- _Exercise description_
Exclude the pictures and return every line exactly as written.

- _Data extract_
============

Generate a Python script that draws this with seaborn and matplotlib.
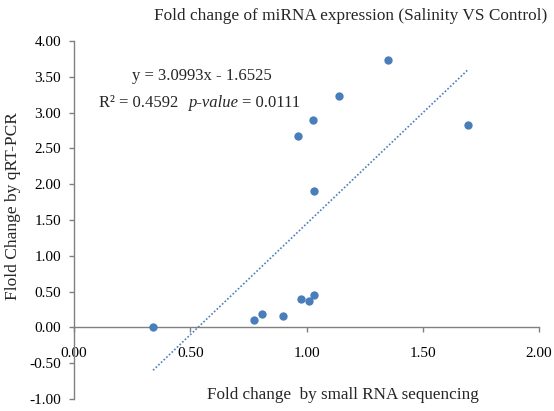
import numpy as np
import pandas as pd
import matplotlib
matplotlib.use("Agg")
import matplotlib.pyplot as plt
import seaborn as sns

# Data
seq_fc = [0.34, 0.776, 0.807, 0.897, 0.976, 1.012, 1.034, 1.034, 0.962, 1.026, 1.141, 1.352, 1.696]
qpcr_fc = [0.00, 0.11, 0.19, 0.16, 0.39, 0.37, 0.45, 1.90, 2.67, 2.90, 3.23, 3.74, 2.82]
slope = 3.0993
intercept = -1.6525
r_squared = 0.4592
p_value = 0.0111
x_ticks = [0.0, 0.5, 1.0, 1.5, 2.0]
y_ticks = [-1.0, -0.5, 0.0, 0.5, 1.0, 1.5, 2.0, 2.5, 3.0, 3.5, 4.0]

sns.set_theme(style="white")
plt.rcParams['font.family'] = ['Liberation Serif', 'DejaVu Serif']

df = pd.DataFrame({"x": seq_fc, "y": qpcr_fc})
trend_x = [min(seq_fc), max(seq_fc)]
trend = pd.DataFrame({"x": trend_x, "y": [slope * v + intercept for v in trend_x]})

W, H = 554, 411
fig = plt.figure(figsize=(W / 100, H / 100), dpi=100)
ax = fig.add_axes([74 / W, 1 - 399 / H, (539 - 74) / W, (399 - 41) / H])

color = "#4A7EBB"
sns.lineplot(data=trend, x="x", y="y", ax=ax, color=color, linestyle=(0, (1, 1.2)),
             linewidth=1.2)
sns.scatterplot(data=df, x="x", y="y", ax=ax, color=color, s=36, edgecolor=color,
                linewidth=0, zorder=3)

ax.set_xlim(0, 2.0)
ax.set_ylim(-1.0, 4.0)
ax.set_xticks(x_ticks)
ax.set_yticks(y_ticks)
ax.set_xticklabels([f"{v:.2f}" for v in x_ticks], fontsize=11)
ax.set_yticklabels([f"{v:.2f}" for v in y_ticks], fontsize=11)

for s in ["top", "right"]:
    ax.spines[s].set_visible(False)
ax.spines["bottom"].set_position(("data", 0))
ax.spines["bottom"].set_color("#808080")
ax.spines["left"].set_color("#808080")
ax.spines["bottom"].set_linewidth(1.0)
ax.spines["left"].set_linewidth(1.0)
ax.tick_params(axis="both", direction="out", length=3.8, color="#808080", width=1.0,
               bottom=True, left=True, labelcolor="black")
ax.tick_params(axis="y", pad=5.5)
ax.tick_params(axis="x", pad=10.5)

ax.set_xlabel("")
ax.set_ylabel("")
fig.text(343 / W, 1 - 395 / H, "Fold change  by small RNA sequencing", ha="center",
         va="center", fontsize=12.3)
fig.text(13 / W, 1 - 206 / H, "Flold Change by qRT-PCR", ha="center", va="center",
         rotation=90, fontsize=12.5)
fig.text(351 / W, 1 - 16 / H, "Fold change of miRNA expression (Salinity VS Control)",
         ha="center", va="center", fontsize=12.4)

fig.text(202 / W, 1 - 76 / H, f"y = {slope}x - {abs(intercept)}", ha="center",
         va="center", fontsize=12)
fig.text(99 / W, 1 - 103 / H, f"R² = {r_squared}", ha="left", va="center", fontsize=12)
fig.text(189 / W, 1 - 103 / H, "p-value", ha="left", va="center", fontsize=12,
         style="italic")
fig.text(242 / W, 1 - 103 / H, f"= {p_value}", ha="left", va="center", fontsize=12)

fig.savefig("out.png", dpi=100)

============

- _Exercise output_
Generate a Python script that draws this with seaborn and matplotlib.
import numpy as np
import pandas as pd
import matplotlib
matplotlib.use("Agg")
import matplotlib.pyplot as plt
import seaborn as sns

# Data
seq_fc = [0.34, 0.776, 0.807, 0.897, 0.976, 1.012, 1.034, 1.034, 0.962, 1.026, 1.141, 1.352, 1.696]
qpcr_fc = [0.00, 0.11, 0.19, 0.16, 0.39, 0.37, 0.45, 1.90, 2.67, 2.90, 3.23, 3.74, 2.82]
slope = 3.0993
intercept = -1.6525
r_squared = 0.4592
p_value = 0.0111
x_ticks = [0.0, 0.5, 1.0, 1.5, 2.0]
y_ticks = [-1.0, -0.5, 0.0, 0.5, 1.0, 1.5, 2.0, 2.5, 3.0, 3.5, 4.0]

sns.set_theme(style="white")
plt.rcParams['font.family'] = ['Liberation Serif', 'DejaVu Serif']

df = pd.DataFrame({"x": seq_fc, "y": qpcr_fc})
trend_x = [min(seq_fc), max(seq_fc)]
trend = pd.DataFrame({"x": trend_x, "y": [slope * v + intercept for v in trend_x]})

W, H = 554, 411
fig = plt.figure(figsize=(W / 100, H / 100), dpi=100)
ax = fig.add_axes([74 / W, 1 - 399 / H, (539 - 74) / W, (399 - 41) / H])

color = "#4A7EBB"
sns.lineplot(data=trend, x="x", y="y", ax=ax, color=color, linestyle=(0, (1, 1.2)),
             linewidth=1.2)
sns.scatterplot(data=df, x="x", y="y", ax=ax, color=color, s=36, edgecolor=color,
                linewidth=0, zorder=3)

ax.set_xlim(0, 2.0)
ax.set_ylim(-1.0, 4.0)
ax.set_xticks(x_ticks)
ax.set_yticks(y_ticks)
ax.set_xticklabels([f"{v:.2f}" for v in x_ticks], fontsize=11)
ax.set_yticklabels([f"{v:.2f}" for v in y_ticks], fontsize=11)

for s in ["top", "right"]:
    ax.spines[s].set_visible(False)
ax.spines["bottom"].set_position(("data", 0))
ax.spines["bottom"].set_color("#808080")
ax.spines["left"].set_color("#808080")
ax.spines["bottom"].set_linewidth(1.0)
ax.spines["left"].set_linewidth(1.0)
ax.tick_params(axis="both", direction="out", length=3.8, color="#808080", width=1.0,
               bottom=True, left=True, labelcolor="black")
ax.tick_params(axis="y", pad=5.5)
ax.tick_params(axis="x", pad=10.5)

ax.set_xlabel("")
ax.set_ylabel("")
fig.text(343 / W, 1 - 395 / H, "Fold change  by small RNA sequencing", ha="center",
         va="center", fontsize=12.3)
fig.text(13 / W, 1 - 206 / H, "Flold Change by qRT-PCR", ha="center", va="center",
         rotation=90, fontsize=12.5)
fig.text(351 / W, 1 - 16 / H, "Fold change of miRNA expression (Salinity VS Control)",
         ha="center", va="center", fontsize=12.4)

fig.text(202 / W, 1 - 76 / H, f"y = {slope}x - {abs(intercept)}", ha="center",
         va="center", fontsize=12)
fig.text(99 / W, 1 - 103 / H, f"R² = {r_squared}", ha="left", va="center", fontsize=12)
fig.text(189 / W, 1 - 103 / H, "p-value", ha="left", va="center", fontsize=12,
         style="italic")
fig.text(242 / W, 1 - 103 / H, f"= {p_value}", ha="left", va="center", fontsize=12)

fig.savefig("out.png", dpi=100)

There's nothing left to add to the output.